I went on one of the very first factory tours in, I think, early 1992. In those early days it seemed to be a “thank you very much” or “this should convince you” gig for people that had bought or were hoping to buy a new bike, and was managed by the factory through the dealerships. I went on my Trident 900 (which I still have) with a group from BRIDGE in Exeter and I think there were 7 of us including two BRIDGE salesmen. We were met in the foyer of the then new factory; shown into the boardroom and served with coffee and biscuits whilst awaiting the arrival of Bruno TAGLIAFERRI - THE MAN. He was brilliant - friendly, knowledgeable, honest and open about the whole venture. Most of all though he radiated confidence about TRIUMPH the factory, the brand, its past, present and most importantly the future. His influence and service (almost 30 years) to Triumph must, IMHO, have been a huge factor in the success of the brand. We had a great question and answer session with him and a briefing on what we could expect from the tour and were then shown around almost the whole factory (two “finishing” areas were off limits to the public because of the ‘secret’ nature of what was being done and H&S). We were allowed to speak to the line/machine operators where it was possible to do so, though nobody wanted to have their work or our progress through the tour seriously disrupted. The highlight, for me, was the hand pinstripers - just amazing!

I know things have changed with the tour but the idea of a forum meet up - official or otherwise - at the factory sounds like a great idea and, weather dependant, I’d certainly try to get there for a tour/meeting. Long way on a Mk. 1 Speedy, mind! :anguished:

On the subject of the National Motorcycle Museum I would urge anybody - EVERYBODY - with any interest in the history of motorcycling in Britain to visit the museum. The museum is, fundamentally, the result of one man’s passion for British motorcycles and was, I think, initially built out of the personal funds of a Midlands business man, Roy RICHARDS and, as such, was privately owned. I think it now has a Trust status.

I remember in the early days of the museum - the mid ‘80s, I think - you could become a museum ‘supporter’ via an annual subscription with the paid option of having “bought” one of the building’s bricks which would have your name on it! I had two - not greed, one was for a very close, American friend who shared RICHARDS’ passion for Nortons and who has been with me to the museum a few times on his various trips to the UK. Unfortunately, all of that changed in the fateful night in September 2003 when the museum was gutted by fire, deemed to be caused by a carelessly discarded lit cigarette. A number of unique exhibits were destroyed and most of the bulding was gutted or damaged by the fire and/or the water used to fight it. That was devastating with many unique and irreplaceable exhibits being completely destroyed and many more being extensively damaged.

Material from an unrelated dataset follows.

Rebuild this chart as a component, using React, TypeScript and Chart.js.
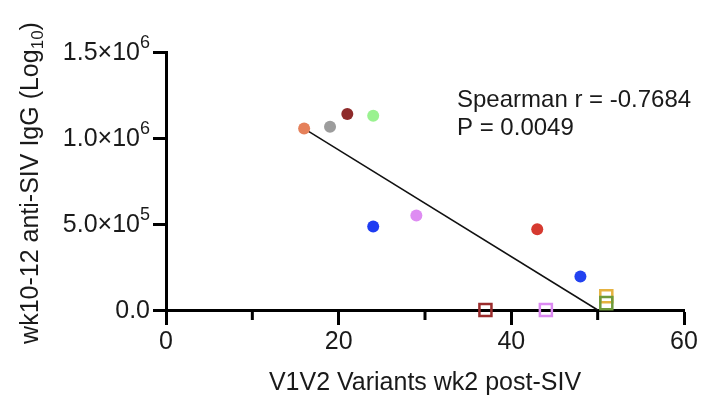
import React, { useEffect, useRef } from 'react';
import { Chart, registerables } from 'chart.js';

Chart.register(...registerables);

// ---- data ----
const circleX = [16, 19, 21, 24, 24, 29, 43, 48];
const circleY = [1055000, 1065000, 1140000, 1130000, 485000, 550000, 470000, 195000];
const circleColors = ['#E5805A', '#9C9C9C', '#8E2A2A', '#9AF290', '#1E3CF2', '#DE8CF2', '#D63A30', '#2242F0'];

const squareX = [37, 44, 51, 51];
const squareY = [0, 0, 80000, 40000];
const squareColors = ['#9A2C2C', '#DC8AF2', '#E5B240', '#6E9A3A'];

const fitX = [16, 50];
const fitY = [1055000, 0];

const yTickValues = [0, 500000, 1000000, 1500000];
const yTickMantissa = ['0.0', '5.0×10', '1.0×10', '1.5×10'];
const yTickExponent = ['', '5', '6', '6'];
const xMajorTicks = [0, 20, 40, 60];
const xMinorTicks = [10, 30, 50];

const xTitle = 'V1V2 Variants wk2 post-SIV';
const yTitleMain = 'wk10-12 anti-SIV IgG (Log';
const yTitleSub = '10';
const yTitleEnd = ')';
const statLines = ['Spearman r = -0.7684', 'P = 0.0049'];

const FONT = '"Liberation Sans", Arial, Helvetica, sans-serif';
const TICK_FS = 25;
const YT_FS = 25;
const XT_FS = 25;
const STAT_FS = 24;

const textPlugin = {
  id: 'textPlugin',
  afterDraw(chart: any) {
    const { ctx, chartArea, scales } = chart;
    const xs = scales.x;
    const ys = scales.y;
    ctx.save();
    // minor ticks
    ctx.strokeStyle = '#000';
    ctx.lineWidth = 3;
    xMinorTicks.forEach((v) => {
      const px = xs.getPixelForValue(v);
      ctx.beginPath();
      ctx.moveTo(px, chartArea.bottom);
      ctx.lineTo(px, chartArea.bottom + 10);
      ctx.stroke();
    });
    ctx.fillStyle = '#1a1a1a';
    // y tick labels with superscript exponent
    const rightX = chartArea.left - 13 - 3;
    yTickValues.forEach((v, i) => {
      const py = ys.getPixelForValue(v);
      ctx.textBaseline = 'middle';
      ctx.textAlign = 'right';
      let x = rightX;
      if (yTickExponent[i]) {
        ctx.font = `${Math.round(TICK_FS * 0.7)}px ${FONT}`;
        ctx.fillText(yTickExponent[i], x, py - TICK_FS * 0.36);
        x -= ctx.measureText(yTickExponent[i]).width;
      }
      ctx.font = `${TICK_FS}px ${FONT}`;
      ctx.fillText(yTickMantissa[i], x, py + 1);
    });
    // x title
    ctx.font = `${XT_FS}px ${FONT}`;
    ctx.textAlign = 'center';
    ctx.textBaseline = 'middle';
    ctx.fillText(xTitle, (chartArea.left + chartArea.right) / 2, 383);
    // y title with subscript
    ctx.save();
    const cy = (chartArea.top + chartArea.bottom) / 2 + 2;
    ctx.translate(31, cy);
    ctx.rotate(-Math.PI / 2);
    ctx.textAlign = 'left';
    ctx.textBaseline = 'middle';
    const subFont = `${Math.round(YT_FS * 0.68)}px ${FONT}`;
    const mainFont = `${YT_FS}px ${FONT}`;
    ctx.font = mainFont;
    const w1 = ctx.measureText(yTitleMain).width;
    const w3 = ctx.measureText(yTitleEnd).width;
    ctx.font = subFont;
    const w2 = ctx.measureText(yTitleSub).width;
    const total = w1 + w2 + w3;
    let x0 = -total / 2;
    ctx.font = mainFont;
    ctx.fillText(yTitleMain, x0, 0);
    x0 += w1;
    ctx.font = subFont;
    ctx.fillText(yTitleSub, x0, YT_FS * 0.3);
    x0 += w2;
    ctx.font = mainFont;
    ctx.fillText(yTitleEnd, x0, 0);
    ctx.restore();
    // stats annotation
    ctx.font = `${STAT_FS}px ${FONT}`;
    ctx.textAlign = 'left';
    ctx.textBaseline = 'middle';
    ctx.fillText(statLines[0], 457, 100);
    ctx.fillText(statLines[1], 457, 128);
    ctx.restore();
  },
};

export default function App() {
  const ref = useRef<HTMLCanvasElement>(null);
  useEffect(() => {
    if (!ref.current) return;
    const chart = new Chart(ref.current, {
      type: 'scatter',
      data: {
        datasets: [
          {
            type: 'line',
            label: 'fit',
            data: fitX.map((x, i) => ({ x, y: fitY[i] })),
            borderColor: '#111',
            borderWidth: 1.5,
            pointRadius: 0,
            fill: false,
            clip: false,
            order: 3,
          } as any,
          {
            label: 'circles',
            data: circleX.map((x, i) => ({ x, y: circleY[i] })),
            pointBackgroundColor: circleColors,
            pointBorderColor: circleColors,
            pointBorderWidth: 0,
            pointRadius: 6,
            pointStyle: 'circle',
            clip: false,
            order: 2,
          },
          {
            label: 'squares',
            data: squareX.map((x, i) => ({ x, y: squareY[i] })),
            pointBackgroundColor: 'rgba(255,255,255,0)',
            pointBorderColor: squareColors,
            pointBorderWidth: 2.5,
            pointRadius: 8.5,
            pointStyle: 'rect',
            clip: false,
            order: 1,
          },
        ],
      },
      options: {
        animation: false,
        responsive: false,
        maintainAspectRatio: false,
        layout: { padding: { left: 0, top: 52, right: 17, bottom: 0 } },
        plugins: {
          legend: { display: false },
          tooltip: { enabled: false },
        },
        scales: {
          x: {
            type: 'linear',
            min: 0,
            max: 60,
            ticks: {
              stepSize: 10,
              color: '#1a1a1a',
              font: { family: FONT, size: TICK_FS },
              padding: 2,
              maxRotation: 0,
              callback: (v: any) => (xMajorTicks.includes(Number(v)) ? String(v) : ''),
            },
            grid: {
              drawOnChartArea: false,
              drawTicks: true,
              tickLength: 15,
              tickWidth: 3,
              tickColor: (c: any) => (xMajorTicks.includes(c.tick?.value) ? '#000' : 'rgba(0,0,0,0)'),
            },
            border: { display: true, color: '#000', width: 3 },
            afterFit: (s: any) => {
              s.height = 90;
            },
          },
          y: {
            type: 'linear',
            min: 0,
            max: 1500000,
            ticks: {
              stepSize: 500000,
              color: '#1a1a1a',
              font: { family: FONT, size: TICK_FS },
              padding: 3,
              callback: () => '',
            },
            grid: {
              drawOnChartArea: false,
              drawTicks: true,
              tickLength: 13,
              tickWidth: 3,
              tickColor: '#000',
            },
            border: { display: true, color: '#000', width: 3 },
            afterFit: (s: any) => {
              s.width = 166;
            },
          },
        },
      },
      plugins: [textPlugin],
    });
    return () => chart.destroy();
  }, []);
  return (
    <div style={{ position: 'fixed', left: 0, top: 0, width: 701, height: 400, background: '#fff' }}>
      <canvas ref={ref} width={701} height={400} style={{ width: 701, height: 400, display: 'block' }} />
    </div>
  );
}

There were, of course, many appeals made for funds to rebuild and replace the building and the exhibits that were lost, and the rebuilt museum re-opened less than 2 years later. It continues to this day to be the only motorcycle museum in this country and possibly the world that is dedicated to the products, past and present, of the British motorcycle industry. JEEZ, sounding a bit advertorial here - for which, my apologies. But I am a passionate supporter and lover of the place and have been a paid -up “Friend of the Museum” since the scheme was introduced. Well worth it, IMHO, and, even if you don’t use the full value of your annual subscription, the funds are used to support and maintain a first class and unique enterprise that has, I believe, a meaning to most of us.

Any road up, meduck, enough already - I don’t want to completely hijack this thread with a BOF’s fading memories of “them good ol’ days”. A return to a present day HINCKLEY tour and a possible meet with other forum members would be a really worthwhile day (or two) out … assuming the forecast is dry! :wink:


+1 the comments about Bruno, similar experience possibly a year or two after you, the man left an impression. :+1:


Nowt boring about that @AdieP
A lovely insight into the museums life!